OPEC+ members agreed that they will “strive” to return to 100% compliance with the production cut deal, rather than continuing to over comply with the current deal. This would see almost 1MMbbls/d of supply brought back onto the market, with this supply starting to return from 1 July. Given that not all members have the capacity to increase production, the supply increase will be filled by those who have spare capacity. This includes Saudi Arabia, Russia, UAE, Kuwait and Algeria. Exactly how the additional production will be allocated has yet to be agreed, but the Saudi oil minister has said that it will be dynamic, to ensure that overall compliance of the deal remains at 100%. With a Joint Ministerial Monitoring Committee (JMMC) meeting set for September, we will be looking for more clarity on exactly how additional production will be allocated. The obvious risk for the market is that those who are able to increase output do so without consulting other members, seeing supply potentially increasing by more than the 1MMbbls/d or compliance starting to fall below 100%.

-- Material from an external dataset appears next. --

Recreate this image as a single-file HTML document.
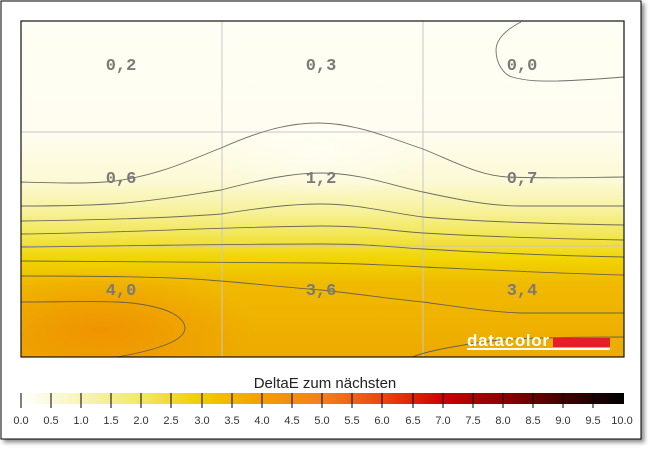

The Saudi oil minister has said that Saudi Arabia is already starting to respond with higher output, and so production numbers for June and July will likely show fairly significant increases, numbers for May already showed that the Saudis pushed production above 10MMbbls/d, the first time since August 2017. Meanwhile Russia should also be fairly quick to respond with higher production. It was previously reported that Russian oil output hit 11.1MMbbls/d in early June, above their individual quota of 10.95MMbbls/d. 

Given that OPEC+ is set to bring almost 1MMbbls/d back onto the market over 2H18, we continue to have confidence in our view that prices will trend lower from current levels. As we wrote ahead of the meeting in our note  Crunch time for OPEC, we were expecting OPEC+ to increase production by around 900Mbbls/d.

Why all the confusion over the increase?

“You can do the math”… the words of the UAE oil minister during the Friday press conference when questioned over what will the actual production increase be. The official press release from OPEC did not offer any new production targets for OPEC members, instead stating that OPEC would “strive” to meet 100% compliance but with no plan on how OPEC would achieve this.  As already mentioned, reaching 100% compliance would be equivalent to increasing production by almost 1MMbbls/d. Given that not all members have the capacity to increase production, there were concerns that this “nominal” increase would be quite different to the “actual” increase, which some believed to be around 600Mbbls/d. Furthermore, there even appeared to be confusion between oil ministers, with them stating a number of different possible “actual” increases.  If we were to see a supply increase of just 600Mbbls/d, this would make us rethink our view, given that this would push the market deeper into deficit over 2H18. 

It was not until the OPEC+ meeting on Saturday that the market received more clarity over the production increase, with the Saudi oil minister suggesting that the “nominal” and “actual” increases should be fairly similar. This is due to the fact that production increases will be shared amongst those with spare capacity, rather than a pro rata allocation amongst all members of the pact. This however could lead to some tension between members of the pact, as those with spare capacity would gain market share at the expense of those members who do not have spare capacity.

Still plenty of uncertainty ahead

While we should see OPEC supply increase from current levels, there are still a number of question marks hanging over the market. Will supplies from Iran fall as a result of US sanctions? And if so, by how much? How much more will Venezuelan production decline? For Iran, we continue to assume that Iranian supplies will fall by 500Mbbls/d by the end of this year, whilst for Venezuela we are estimating that production will fall to 1.2MMbbls/d, from around 1.5MMbbls/d currently. The obvious risk is that we see steeper declines moving forward. However in theory, with OPEC+ aiming to hit 100% compliance, any shortfalls from Iran and Venezuela should be filled by other OPEC+ members. 

Turning away from OPEC+ supply, there are growing concerns over the lack of pipeline takeaway capacity from the Permian in the US to the Gulf Coast. Given that further pipeline capacity is set to only come online in 2H19, some US producers may be reluctant to increase drilling activity due to infrastructure constraints. These constraints may mean that there is a risk that US output does not hit the EIA’s forecast of 11.9MMbbls/d for 2019. 

Finally, we will continue to keep a close eye on demand, and whether the current price environment will lead to any demand destruction. Furthermore the growing possibility of a trade war could have a negative impact on global demand growth. For now though, we continue to estimate global demand growing by 1.4MMbbls/d over 2018, and a similar number for 2019.